Trees alone can't win fight against soaring heat, cities warned

Source(s): Thomson Reuters Foundation, trust.org

Popular projects to plant more trees in cities may not protect residents from soaring and often deadly heat, say researchers

By Zoe Tabary

Popular projects to plant more trees and expand green space in cities may not protect residents from soaring and often deadly heat unless the efforts target those most in need of relief and bring communities closer, researchers and policymakers said.

As record numbers of people move into urban areas, cities around the world are struggling with fast-rising temperatures and worsening heatwaves - from the global north to the south.

"Heat isn't just a developing-world issue," Anne-Marie Hitipeuw-Gribnau, chief resilience officer of the Dutch city of The Hague, told the U.N. World Urban Forum in Abu Dhabi this week.

"Even in a city like The Hague we see rising numbers of deaths due to extreme summer temperatures."

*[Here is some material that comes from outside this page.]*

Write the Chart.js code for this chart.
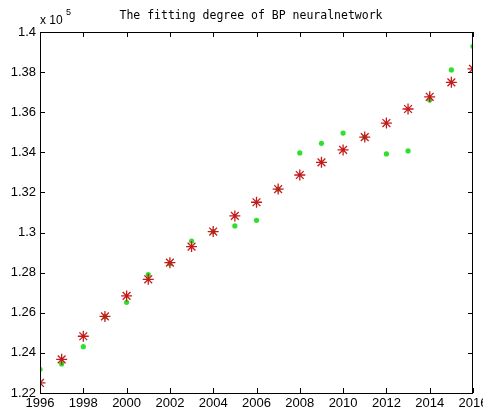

Unlike other disasters such as floods, however, casualties from extreme heat draw less attention, she added.

"If there's flooding and people die, it's immediately in the news. But if they die due to extreme heat it's harder to get attention - people think they would have died anyway," she said. "Heat really is a silent killer."

Australia's second-biggest city Melbourne, which baked in temperatures of 40 degrees Celsius (104°F) last month, is part of a growing city movement planting trees as a way to make heat shocks less severe and reduce the health damage they cause.

It has pledged to increase its tree cover from 22% to 40% by 2040 - a push that has already lowered the city's temperature by several degrees Celsius, said Red Cross climate advisor Julie Arrighi.

The biggest challenge was not the upfront cost of planting trees but the ongoing expense of looking after them, she told the conference.

"It's one thing to grow trees - you have to also make sure they stay watered," she said.

To make cities greener, planners must first understand how existing public spaces are distributed, said Joy Mutai, a specialist on the issue with UN-Habitat, the U.N. agency for housing and urban development.

"Public spaces are usually concentrated in urban centres ... when cities grow and expand they tend not to consider the creation of new public spaces," she said, adding that this could leave some areas with less greenery.

Ensuring that initiatives to cool cities include poorer communities, as well as smarter neighbourhoods, would also build more social cohesion, said Michael Berkowitz, a founding principal of Resilient Cities Catalyst, a nonprofit consultancy.

"We don't just need more trees - or seawalls if we're talking about floods," he told the Thomson Reuters Foundation. "We need ideas that truly change society and make it more cohesive."

He cited Paris' 2018 "schoolyard oasis" project, whereby the city is turning asphalt-covered playgrounds in its network of more than 750 schools into "cooling islands" with green walls and water-absorbing surfaces.

"Those spaces will be open to the public during the weekend, which is significant in a dense city where you may not live near a park but are within walking distance of a school," he added.

Changing behaviours can be as powerful as planting trees to protect residents from heat, said Hitipeuw-Gribnau, whose city encourages neighbours to check on each other during hot spells.

"We want to get people to a point where they ask 'how can I help those in my neighbourhood? Who is alone and might not know how to act?'," she said.